Why is it called Many-Worlds? AIUI (which may be completely wrong, as I know nothing of quantum mechanics) there is a single, deterministically evolving wave function. No splitting. The puzzle is why no-one ever perceives a system to be in a superposition. Suppose that a particle is flying towards a pair of detectors, in a superposition of states that will trigger one of them or the other. I will only perceive one of the detectors firing, never a superposition of both of them firing. From the point of view of the universal wave function, I am in a superposition along with the particle and the detectors, but such superpositions are never part of my experience. The part of the wave function representing my consciousness has a part with the experience of seeing one detector fire, and a part with an experience of seeing the other fire.
Perhaps it should be called the Many-Minds theory.
Many minds is a thing
https://en.wikipedia.org/wiki/Many-minds_interpretation
...But appealing to special properties of of observers is one of the main things many worlders are trying to getaway from them.
Many worlders are pointing at something in the physics and saying “that’s a world”… but whether it qualifies as a world is a separate question , and a separate kind of question, from whether it is really there in the physics. A successful MWI needs to jump both hurdles.
The issue is not whether superpositions exist, but whether they qualify as worlds.. it’s a conceptual issue.
There is an approach to MWI based on coherent superpositions, and a version based on decoherence. These are incompatible opposites, but are treated as interchangeable in Yudkowsky’s writings.
Deutsch uses the coherence based approach, while most other many worlders use the decoherence based approach. He absolutely does establish that quantum computing is superior to classical computing, and therefore that underlying reality is not classical.

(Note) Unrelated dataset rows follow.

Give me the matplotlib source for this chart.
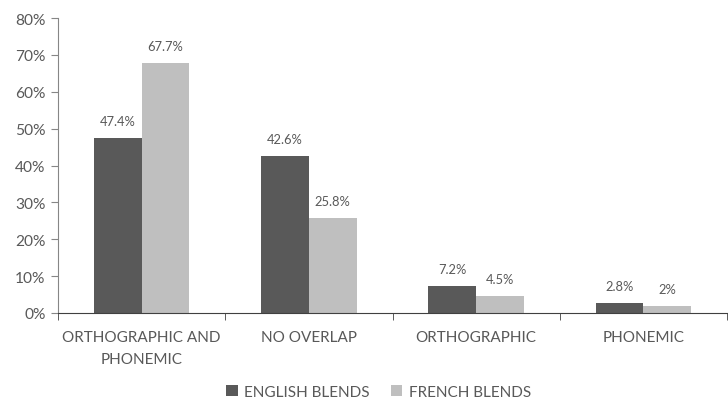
import numpy as np
import matplotlib.pyplot as plt

# values
categories = ['ORTHOGRAPHIC AND\nPHONEMIC', 'NO OVERLAP', 'ORTHOGRAPHIC', 'PHONEMIC']
english = [47.4, 42.6, 7.2, 2.8]
french = [67.7, 25.8, 4.5, 2.0]
english_labels = ['47.4%', '42.6%', '7.2%', '2.8%']
french_labels = ['67.7%', '25.8%', '4.5%', '2%']

plt.rcParams['font.family'] = ['Lato', 'DejaVu Sans']
txt = '#595959'

fig = plt.figure(figsize=(7.28, 4.06), dpi=100)
ax = fig.add_axes([58 / 728, 92 / 406, 669 / 728, 295 / 406])

x = np.arange(len(categories))
w = 0.285
b1 = ax.bar(x - w / 2, english, w, color='#595959', label='ENGLISH BLENDS')
b2 = ax.bar(x + w / 2, french, w, color='#bfbfbf', label='FRENCH BLENDS')

for bars, labs in [(b1, english_labels), (b2, french_labels)]:
    for b, lab in zip(bars, labs):
        ax.text(b.get_x() + b.get_width() / 2, b.get_height() + 3.0, lab,
                ha='center', va='bottom', fontsize=9.3, color=txt)

ax.set_xlim(-0.5, len(categories) - 0.5)
ax.set_ylim(0, 80)
ax.set_yticks(range(0, 81, 10))
ax.set_yticklabels([f'{v}%' for v in range(0, 81, 10)], fontsize=11.2, color=txt)

ax.set_xticks(x)
ax.set_xticklabels(categories, fontsize=11, color=txt, linespacing=1.8)
ax.tick_params(axis='x', length=0, pad=12)
ax.set_xticks(np.arange(-0.5, len(categories)), minor=True)
ax.tick_params(axis='x', which='minor', length=5, color='#404040')
ax.tick_params(axis='y', length=5, color='#868686', pad=4)

for s in ['top', 'right']:
    ax.spines[s].set_visible(False)
ax.spines['left'].set_color('#868686')
ax.spines['bottom'].set_color('#404040')

fig.legend(loc='lower center', bbox_to_anchor=(0.52, -0.018), ncol=2, frameon=False,
           fontsize=11, labelcolor=txt, handlelength=0.75, handleheight=0.75,
           handletextpad=0.4, columnspacing=1.4)

fig.savefig('out.png', dpi=100)
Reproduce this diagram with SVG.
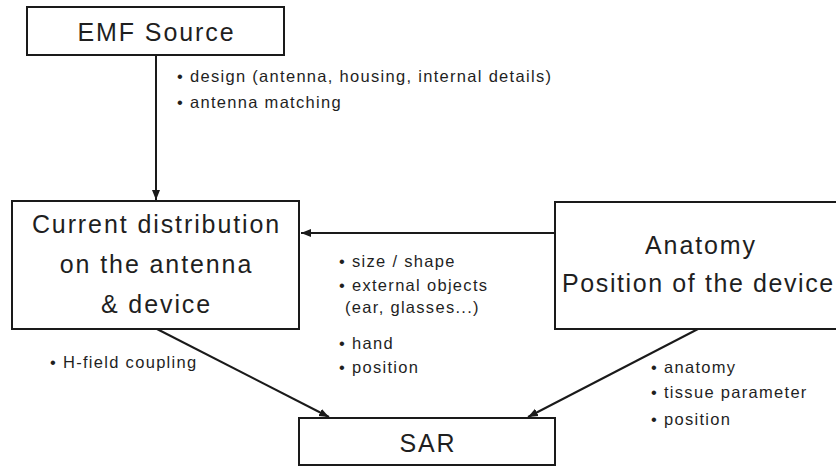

But showing that reality is not a single classical world is not the same as showing that it consists of a number of quasi classical worlds in superposition.
Superposed states lack a number of features that one would typically associate with a world: objectivity, size, causal isolation, and permanence.
Decoherence has the opposite problem: decoherent worlds can be large, can be objective, can be permanent for all practical, purposes, are causally isolated by definition.
But there is no obvious mechanism for decoherence within core QM. A coherent quantum state that evolves according to the Schrodinger wave equation remains coherent. Some additional mechanism for decoherence is required, and the complexity of the that mechanism must be factored into an assessment of which theory is simplest. (Why assume a coherent starting state? Well, maybe the universe started in a decohered state.. that’s actually a popular suggestion … but it requires its own explanation and adds own complexities).
They’re not opposites, they’re two different ways of analyzing the same situation. Examining the local density matrices at various places, we may find decoherence has occurred, even while the global state is in a coherent superposition.
Local decoherence with global coherence is hardly many worlds. Global decoherence with local coherence would be a much better fit.